Low oil prices is also bad news for the dollar if it fails to increase spending because then the main consequences will be lower profits for energy companies and layoffs in the oil industry. We’ve already seen shares of these companies decline and take the broader index lower. Eventually Americans will be more eager to spend their extra income. It is estimated that for every dollar saved at the pump, spending rises by 73 cents, which will translate into more income for the average household than the 2008 tax rebates. No U.S. economic reports were released today. The calendar remains quiet until Thursday.

Given the big moves in commodity prices, it should be no surprise that commodity currencies experienced the largest moves today. USD/CAD climbed to a fresh xx year high with no major resistance until 1.40. Although the lower Canadian dollar is easing some of the pain, the Bank of Canada won’t be happy with recent market moves especially as the Fed prepares to raise interest rates. In fact BoC Governor Poloz said today that negative interest rates aren’t the only thing in its arsenal.” They could use forward guidance, QE or other measures to stimulate the economy. Weaker Chinese trade numbers and rumors of a VAT tax hike drove the Australian dollar lower.

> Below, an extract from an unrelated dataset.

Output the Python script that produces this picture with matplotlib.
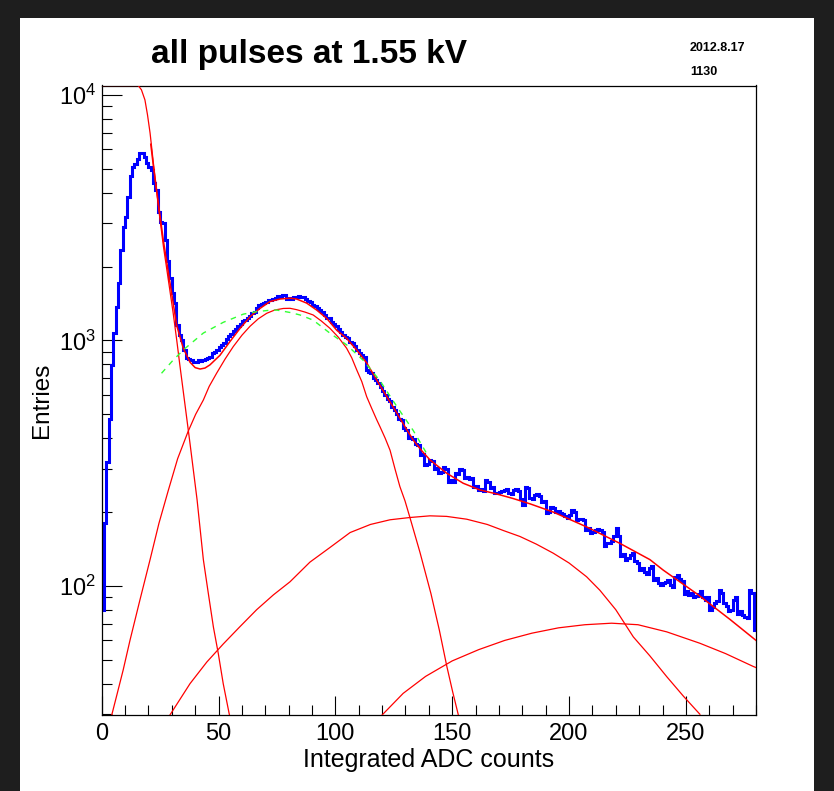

New Zealand dollar traders were more cautious ahead of tomorrow’s Reserve Bank meeting. Analysts are looking for the RBNZ to lower rates for the fourth time this year but according to the table below, the central bank has reasons to hold rates steady. Since their last meeting in October, the New Zealand dollar declined in value versus the Australian dollar, business and consumer confidence are up, spending increased, the trade deficit narrowed, housing market improved and market indicators moved up. However dairy prices have fallen, manufacturing and service sector growth slowed and most importantly labor market activity deteriorated. So there are also plenty of reasons for the central bank to lower rates or at minimum be very dovish. Last month, RBNZ Governor Wheeler said a sustained rise in the currency would require a lower rate path and some further reduction in interest rates seems likely.

We see 3 possible scenarios for tomorrow’s RBNZ #1 – the central bank cuts rates and remains dovish, which would be very negative for NZD, #2 RBNZ cuts but shifts to neutral, which would cause an initial spike lower in NZD followed by a quick recovery, or #3 RBNZ leaves rates unchanged but maintains their dovish bias, which would also be positive for the currency.

The euro rebounded today on the back of comments from Bundesbank head Weidmann who didn’t feel the recent easing was necessary. The OECD also said the outlook for the Eurozone economy is stable. Eurozone Q3 GDP numbers were unrevised at 0.3%. German trade numbers are scheduled for release tomorrow and despite softer industrial production numbers, euro weakness and a higher PMI manufacturing index should help boost trade activity.

We don’t talk about Japan often but its important to note that Japanese Q3 GDP numbers were revised up 0.3% from -0.2% which means the country did not technically fall into recession last quarter. The impact on the yen was limited but this validates the Bank of Japan’s reluctance to increase Quantitative Easing.

Sterling traded lower against the euro and U.S. dollar on the back of mixed data. House prices declined unexpectedly according to Halifax’s latest report and manufacturing production declined but industrial production increased. The main focus this week for the British pound is the Bank of England meeting which now includes the minutes and while there have been improvements in the economy since the last meeting, chances are the decline in commodity prices will keep policymakers dovish.